◆ Do this ◆
Your task is to return, exactly, the run of lines starting at the line holding "Write the Plotly code for this chart." and ending at the line holding "return (H - B - y) / ph", both ends included and no other lines.

-- Supplied material start --

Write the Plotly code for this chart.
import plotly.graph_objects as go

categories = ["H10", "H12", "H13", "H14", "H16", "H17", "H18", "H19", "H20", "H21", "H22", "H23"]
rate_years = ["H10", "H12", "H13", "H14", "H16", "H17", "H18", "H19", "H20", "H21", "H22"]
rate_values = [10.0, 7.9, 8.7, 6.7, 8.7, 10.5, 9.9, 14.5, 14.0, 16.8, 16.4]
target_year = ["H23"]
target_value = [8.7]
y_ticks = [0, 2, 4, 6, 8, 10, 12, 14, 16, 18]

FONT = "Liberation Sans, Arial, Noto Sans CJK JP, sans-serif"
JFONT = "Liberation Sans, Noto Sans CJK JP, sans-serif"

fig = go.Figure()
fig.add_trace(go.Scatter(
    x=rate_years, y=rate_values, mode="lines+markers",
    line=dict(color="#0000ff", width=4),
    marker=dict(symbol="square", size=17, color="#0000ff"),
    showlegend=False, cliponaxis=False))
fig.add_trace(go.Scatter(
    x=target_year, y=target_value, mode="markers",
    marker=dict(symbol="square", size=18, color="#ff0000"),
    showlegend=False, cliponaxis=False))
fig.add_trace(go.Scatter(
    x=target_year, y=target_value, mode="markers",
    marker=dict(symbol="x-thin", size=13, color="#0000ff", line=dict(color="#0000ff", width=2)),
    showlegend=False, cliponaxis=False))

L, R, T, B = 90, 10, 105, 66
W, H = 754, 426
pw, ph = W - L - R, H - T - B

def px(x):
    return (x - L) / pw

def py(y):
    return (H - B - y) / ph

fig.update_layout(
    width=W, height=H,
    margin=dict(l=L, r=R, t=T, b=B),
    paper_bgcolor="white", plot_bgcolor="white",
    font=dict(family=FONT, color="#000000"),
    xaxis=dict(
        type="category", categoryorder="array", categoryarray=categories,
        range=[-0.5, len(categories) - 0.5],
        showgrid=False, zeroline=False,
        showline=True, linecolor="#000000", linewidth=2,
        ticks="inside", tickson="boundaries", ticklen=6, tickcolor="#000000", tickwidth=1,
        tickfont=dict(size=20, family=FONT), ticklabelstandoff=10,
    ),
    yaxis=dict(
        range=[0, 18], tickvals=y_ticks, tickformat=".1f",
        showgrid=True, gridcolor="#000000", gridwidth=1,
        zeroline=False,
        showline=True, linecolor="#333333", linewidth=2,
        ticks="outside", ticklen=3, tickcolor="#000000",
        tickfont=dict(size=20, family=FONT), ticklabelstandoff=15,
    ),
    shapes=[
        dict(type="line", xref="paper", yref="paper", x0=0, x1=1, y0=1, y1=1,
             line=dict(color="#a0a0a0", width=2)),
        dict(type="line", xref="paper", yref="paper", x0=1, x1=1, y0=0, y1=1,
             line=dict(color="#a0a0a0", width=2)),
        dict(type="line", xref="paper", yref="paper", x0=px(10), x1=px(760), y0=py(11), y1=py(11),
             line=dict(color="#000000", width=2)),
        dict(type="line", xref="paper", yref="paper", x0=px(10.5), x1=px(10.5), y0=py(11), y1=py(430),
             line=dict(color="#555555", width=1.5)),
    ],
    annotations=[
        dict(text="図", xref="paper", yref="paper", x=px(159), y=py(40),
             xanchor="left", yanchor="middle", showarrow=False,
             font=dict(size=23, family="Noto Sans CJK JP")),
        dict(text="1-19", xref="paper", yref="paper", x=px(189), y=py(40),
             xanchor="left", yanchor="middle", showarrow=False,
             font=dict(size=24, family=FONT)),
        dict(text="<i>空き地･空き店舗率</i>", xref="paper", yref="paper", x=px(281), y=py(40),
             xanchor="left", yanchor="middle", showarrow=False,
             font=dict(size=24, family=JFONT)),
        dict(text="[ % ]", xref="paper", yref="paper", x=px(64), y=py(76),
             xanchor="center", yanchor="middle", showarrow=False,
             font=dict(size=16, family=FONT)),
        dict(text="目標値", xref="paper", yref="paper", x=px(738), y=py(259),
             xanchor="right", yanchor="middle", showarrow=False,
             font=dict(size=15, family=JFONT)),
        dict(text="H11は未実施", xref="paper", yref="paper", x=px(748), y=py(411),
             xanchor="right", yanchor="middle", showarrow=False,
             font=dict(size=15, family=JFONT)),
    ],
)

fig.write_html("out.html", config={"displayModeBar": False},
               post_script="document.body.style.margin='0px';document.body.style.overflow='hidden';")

-- Supplied material end --
-- Supplied material start --

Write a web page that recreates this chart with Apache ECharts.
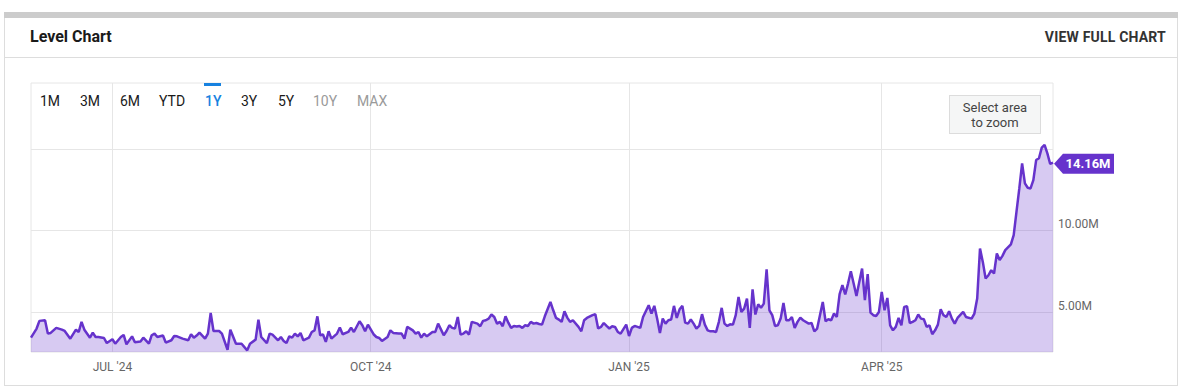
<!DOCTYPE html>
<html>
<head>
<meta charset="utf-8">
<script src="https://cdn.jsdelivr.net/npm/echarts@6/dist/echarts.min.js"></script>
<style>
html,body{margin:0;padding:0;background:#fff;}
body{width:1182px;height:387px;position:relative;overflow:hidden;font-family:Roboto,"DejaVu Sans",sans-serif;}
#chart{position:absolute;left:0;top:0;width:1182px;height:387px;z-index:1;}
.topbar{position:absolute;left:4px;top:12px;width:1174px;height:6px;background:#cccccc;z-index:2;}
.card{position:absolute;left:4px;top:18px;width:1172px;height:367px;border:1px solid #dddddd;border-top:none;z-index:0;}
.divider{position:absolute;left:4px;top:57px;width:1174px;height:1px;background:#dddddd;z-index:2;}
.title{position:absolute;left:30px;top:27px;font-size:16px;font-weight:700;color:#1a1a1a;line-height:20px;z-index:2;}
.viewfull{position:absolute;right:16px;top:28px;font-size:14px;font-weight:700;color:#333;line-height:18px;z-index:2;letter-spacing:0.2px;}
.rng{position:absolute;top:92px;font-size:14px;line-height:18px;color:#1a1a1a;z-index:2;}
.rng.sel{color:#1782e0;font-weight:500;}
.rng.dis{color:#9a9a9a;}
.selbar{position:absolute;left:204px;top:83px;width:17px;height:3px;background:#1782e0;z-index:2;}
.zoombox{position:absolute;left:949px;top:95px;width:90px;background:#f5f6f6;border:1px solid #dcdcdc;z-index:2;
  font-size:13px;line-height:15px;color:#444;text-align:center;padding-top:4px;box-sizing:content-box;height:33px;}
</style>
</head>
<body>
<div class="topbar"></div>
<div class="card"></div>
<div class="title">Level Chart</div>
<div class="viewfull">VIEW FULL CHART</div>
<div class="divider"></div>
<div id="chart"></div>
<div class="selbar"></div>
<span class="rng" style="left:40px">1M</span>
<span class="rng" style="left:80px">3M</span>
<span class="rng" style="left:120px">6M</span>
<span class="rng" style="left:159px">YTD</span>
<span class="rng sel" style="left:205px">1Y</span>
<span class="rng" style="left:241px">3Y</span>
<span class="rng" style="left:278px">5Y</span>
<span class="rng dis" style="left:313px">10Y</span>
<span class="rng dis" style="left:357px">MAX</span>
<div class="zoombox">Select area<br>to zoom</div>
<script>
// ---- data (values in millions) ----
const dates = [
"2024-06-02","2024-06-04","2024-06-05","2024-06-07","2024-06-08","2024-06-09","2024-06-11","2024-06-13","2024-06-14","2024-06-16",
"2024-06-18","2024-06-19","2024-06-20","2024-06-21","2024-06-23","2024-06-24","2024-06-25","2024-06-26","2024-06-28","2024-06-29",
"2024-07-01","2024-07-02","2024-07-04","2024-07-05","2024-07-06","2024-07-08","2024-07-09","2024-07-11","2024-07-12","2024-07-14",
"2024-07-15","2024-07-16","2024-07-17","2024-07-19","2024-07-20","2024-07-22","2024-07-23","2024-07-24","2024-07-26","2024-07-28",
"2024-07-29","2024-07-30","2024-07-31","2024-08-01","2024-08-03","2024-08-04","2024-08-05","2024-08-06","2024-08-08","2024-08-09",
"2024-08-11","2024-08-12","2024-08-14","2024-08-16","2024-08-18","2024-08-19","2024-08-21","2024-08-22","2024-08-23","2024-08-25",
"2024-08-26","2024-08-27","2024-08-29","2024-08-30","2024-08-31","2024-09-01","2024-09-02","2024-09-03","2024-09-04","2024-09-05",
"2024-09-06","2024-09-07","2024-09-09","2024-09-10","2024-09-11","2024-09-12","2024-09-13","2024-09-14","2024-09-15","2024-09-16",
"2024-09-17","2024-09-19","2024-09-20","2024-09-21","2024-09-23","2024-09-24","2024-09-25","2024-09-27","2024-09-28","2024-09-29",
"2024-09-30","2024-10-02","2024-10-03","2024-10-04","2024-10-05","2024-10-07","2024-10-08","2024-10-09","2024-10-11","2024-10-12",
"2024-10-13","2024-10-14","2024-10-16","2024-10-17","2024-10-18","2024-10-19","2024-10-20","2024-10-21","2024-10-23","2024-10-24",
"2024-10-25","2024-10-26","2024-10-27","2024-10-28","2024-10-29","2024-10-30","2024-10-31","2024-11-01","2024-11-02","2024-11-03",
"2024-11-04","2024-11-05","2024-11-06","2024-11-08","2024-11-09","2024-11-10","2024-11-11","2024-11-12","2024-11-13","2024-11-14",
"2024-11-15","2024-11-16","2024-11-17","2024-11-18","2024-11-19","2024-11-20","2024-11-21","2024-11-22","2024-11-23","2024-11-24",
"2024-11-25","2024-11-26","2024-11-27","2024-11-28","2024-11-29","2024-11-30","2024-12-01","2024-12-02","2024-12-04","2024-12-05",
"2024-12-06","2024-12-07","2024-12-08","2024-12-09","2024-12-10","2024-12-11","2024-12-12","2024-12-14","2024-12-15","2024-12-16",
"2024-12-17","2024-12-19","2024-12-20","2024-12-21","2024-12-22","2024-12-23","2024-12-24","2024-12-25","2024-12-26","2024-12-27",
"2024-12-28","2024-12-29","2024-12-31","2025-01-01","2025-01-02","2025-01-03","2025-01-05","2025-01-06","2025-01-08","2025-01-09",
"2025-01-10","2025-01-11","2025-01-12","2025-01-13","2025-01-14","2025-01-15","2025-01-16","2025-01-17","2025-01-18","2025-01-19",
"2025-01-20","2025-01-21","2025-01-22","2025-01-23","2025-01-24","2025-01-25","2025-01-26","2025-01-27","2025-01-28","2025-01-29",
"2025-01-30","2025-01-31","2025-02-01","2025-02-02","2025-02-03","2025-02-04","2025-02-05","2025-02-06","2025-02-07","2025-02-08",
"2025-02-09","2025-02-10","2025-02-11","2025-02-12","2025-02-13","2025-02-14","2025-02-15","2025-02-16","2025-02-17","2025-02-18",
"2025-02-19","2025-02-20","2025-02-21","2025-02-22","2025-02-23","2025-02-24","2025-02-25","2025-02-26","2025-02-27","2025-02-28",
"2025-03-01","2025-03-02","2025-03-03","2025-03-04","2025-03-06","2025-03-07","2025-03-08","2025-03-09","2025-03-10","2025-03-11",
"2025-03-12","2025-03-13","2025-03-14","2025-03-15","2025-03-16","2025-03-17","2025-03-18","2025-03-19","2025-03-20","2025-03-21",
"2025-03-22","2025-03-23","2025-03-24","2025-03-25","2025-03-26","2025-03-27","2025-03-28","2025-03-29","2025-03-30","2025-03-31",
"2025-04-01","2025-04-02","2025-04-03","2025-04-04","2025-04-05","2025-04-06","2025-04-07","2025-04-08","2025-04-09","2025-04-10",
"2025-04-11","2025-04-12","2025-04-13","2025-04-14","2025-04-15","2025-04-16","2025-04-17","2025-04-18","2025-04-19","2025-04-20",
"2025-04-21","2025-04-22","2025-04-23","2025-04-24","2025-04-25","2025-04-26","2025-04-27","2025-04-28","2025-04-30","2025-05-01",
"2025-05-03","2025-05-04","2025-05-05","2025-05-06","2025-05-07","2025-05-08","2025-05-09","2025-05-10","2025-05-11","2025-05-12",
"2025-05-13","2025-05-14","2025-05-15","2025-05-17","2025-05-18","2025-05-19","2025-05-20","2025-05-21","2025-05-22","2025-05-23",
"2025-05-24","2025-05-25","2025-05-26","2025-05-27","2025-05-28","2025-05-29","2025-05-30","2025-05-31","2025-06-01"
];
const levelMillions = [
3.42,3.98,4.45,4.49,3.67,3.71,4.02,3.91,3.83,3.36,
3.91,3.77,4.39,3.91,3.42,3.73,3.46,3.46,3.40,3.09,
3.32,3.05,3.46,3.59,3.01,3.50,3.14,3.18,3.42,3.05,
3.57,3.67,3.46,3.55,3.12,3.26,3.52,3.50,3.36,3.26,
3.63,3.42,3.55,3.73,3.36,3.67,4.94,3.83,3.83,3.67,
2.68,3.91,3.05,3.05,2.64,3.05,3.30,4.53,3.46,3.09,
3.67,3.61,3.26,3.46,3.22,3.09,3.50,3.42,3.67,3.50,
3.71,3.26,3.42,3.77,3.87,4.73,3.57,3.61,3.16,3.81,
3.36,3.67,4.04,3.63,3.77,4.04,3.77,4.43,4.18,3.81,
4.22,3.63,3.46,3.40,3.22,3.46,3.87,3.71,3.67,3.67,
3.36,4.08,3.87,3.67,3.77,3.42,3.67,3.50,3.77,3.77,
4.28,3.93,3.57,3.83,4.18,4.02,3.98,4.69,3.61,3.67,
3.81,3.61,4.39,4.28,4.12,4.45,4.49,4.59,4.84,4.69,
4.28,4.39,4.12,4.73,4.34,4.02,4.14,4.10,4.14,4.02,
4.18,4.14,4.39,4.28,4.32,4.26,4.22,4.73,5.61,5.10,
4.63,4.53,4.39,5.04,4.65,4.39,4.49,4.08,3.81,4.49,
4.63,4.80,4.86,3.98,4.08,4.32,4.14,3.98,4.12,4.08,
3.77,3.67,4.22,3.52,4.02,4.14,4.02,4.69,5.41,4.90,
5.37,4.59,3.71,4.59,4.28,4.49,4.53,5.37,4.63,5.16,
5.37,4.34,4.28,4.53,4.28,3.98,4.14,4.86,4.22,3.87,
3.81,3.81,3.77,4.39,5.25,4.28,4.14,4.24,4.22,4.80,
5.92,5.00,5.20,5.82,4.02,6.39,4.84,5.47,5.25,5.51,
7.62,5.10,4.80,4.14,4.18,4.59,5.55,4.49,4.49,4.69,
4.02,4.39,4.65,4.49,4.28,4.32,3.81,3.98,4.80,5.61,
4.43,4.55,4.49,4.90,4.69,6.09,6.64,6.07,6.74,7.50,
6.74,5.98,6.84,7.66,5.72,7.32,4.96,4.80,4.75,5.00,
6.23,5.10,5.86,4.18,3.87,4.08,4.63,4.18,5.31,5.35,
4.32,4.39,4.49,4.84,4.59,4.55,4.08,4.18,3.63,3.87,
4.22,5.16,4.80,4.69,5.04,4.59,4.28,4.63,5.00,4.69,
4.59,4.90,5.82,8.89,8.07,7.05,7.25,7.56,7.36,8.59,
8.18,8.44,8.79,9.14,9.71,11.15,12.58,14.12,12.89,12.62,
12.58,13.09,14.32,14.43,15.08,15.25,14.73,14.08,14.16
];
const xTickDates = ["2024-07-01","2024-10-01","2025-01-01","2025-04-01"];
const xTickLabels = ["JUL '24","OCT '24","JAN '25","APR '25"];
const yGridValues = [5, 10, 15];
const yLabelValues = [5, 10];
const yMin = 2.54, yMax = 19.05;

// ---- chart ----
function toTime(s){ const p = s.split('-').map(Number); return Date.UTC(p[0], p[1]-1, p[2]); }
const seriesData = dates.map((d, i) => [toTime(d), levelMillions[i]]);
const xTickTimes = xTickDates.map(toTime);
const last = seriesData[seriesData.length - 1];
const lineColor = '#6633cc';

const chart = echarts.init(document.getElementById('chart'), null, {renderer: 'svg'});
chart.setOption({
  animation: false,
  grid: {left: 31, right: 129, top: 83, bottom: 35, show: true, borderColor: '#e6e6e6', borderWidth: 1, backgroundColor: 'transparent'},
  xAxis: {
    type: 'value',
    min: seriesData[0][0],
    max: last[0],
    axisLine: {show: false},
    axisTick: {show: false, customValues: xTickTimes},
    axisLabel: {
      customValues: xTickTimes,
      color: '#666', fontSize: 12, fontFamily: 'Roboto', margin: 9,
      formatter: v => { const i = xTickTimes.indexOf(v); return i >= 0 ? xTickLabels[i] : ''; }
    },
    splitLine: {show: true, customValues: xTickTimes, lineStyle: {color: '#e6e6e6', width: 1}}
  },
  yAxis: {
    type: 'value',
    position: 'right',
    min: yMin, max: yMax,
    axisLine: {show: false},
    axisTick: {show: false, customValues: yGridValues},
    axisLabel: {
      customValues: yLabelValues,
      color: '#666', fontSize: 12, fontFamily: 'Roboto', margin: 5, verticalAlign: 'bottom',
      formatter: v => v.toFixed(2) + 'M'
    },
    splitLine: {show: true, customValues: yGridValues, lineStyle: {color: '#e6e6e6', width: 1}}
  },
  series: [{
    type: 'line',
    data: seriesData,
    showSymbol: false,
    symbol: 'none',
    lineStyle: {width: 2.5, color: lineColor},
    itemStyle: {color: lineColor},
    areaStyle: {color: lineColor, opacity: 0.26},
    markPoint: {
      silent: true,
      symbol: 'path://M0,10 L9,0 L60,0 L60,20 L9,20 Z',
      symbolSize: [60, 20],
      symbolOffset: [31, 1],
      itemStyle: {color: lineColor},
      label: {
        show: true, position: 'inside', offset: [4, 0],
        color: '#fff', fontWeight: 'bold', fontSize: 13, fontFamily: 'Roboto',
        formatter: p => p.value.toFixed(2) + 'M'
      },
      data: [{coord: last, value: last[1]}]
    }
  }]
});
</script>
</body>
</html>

-- Supplied material end --

◆ Exercise solution ◆
Write the Plotly code for this chart.
import plotly.graph_objects as go

categories = ["H10", "H12", "H13", "H14", "H16", "H17", "H18", "H19", "H20", "H21", "H22", "H23"]
rate_years = ["H10", "H12", "H13", "H14", "H16", "H17", "H18", "H19", "H20", "H21", "H22"]
rate_values = [10.0, 7.9, 8.7, 6.7, 8.7, 10.5, 9.9, 14.5, 14.0, 16.8, 16.4]
target_year = ["H23"]
target_value = [8.7]
y_ticks = [0, 2, 4, 6, 8, 10, 12, 14, 16, 18]

FONT = "Liberation Sans, Arial, Noto Sans CJK JP, sans-serif"
JFONT = "Liberation Sans, Noto Sans CJK JP, sans-serif"

fig = go.Figure()
fig.add_trace(go.Scatter(
    x=rate_years, y=rate_values, mode="lines+markers",
    line=dict(color="#0000ff", width=4),
    marker=dict(symbol="square", size=17, color="#0000ff"),
    showlegend=False, cliponaxis=False))
fig.add_trace(go.Scatter(
    x=target_year, y=target_value, mode="markers",
    marker=dict(symbol="square", size=18, color="#ff0000"),
    showlegend=False, cliponaxis=False))
fig.add_trace(go.Scatter(
    x=target_year, y=target_value, mode="markers",
    marker=dict(symbol="x-thin", size=13, color="#0000ff", line=dict(color="#0000ff", width=2)),
    showlegend=False, cliponaxis=False))

L, R, T, B = 90, 10, 105, 66
W, H = 754, 426
pw, ph = W - L - R, H - T - B

def px(x):
    return (x - L) / pw

def py(y):
    return (H - B - y) / ph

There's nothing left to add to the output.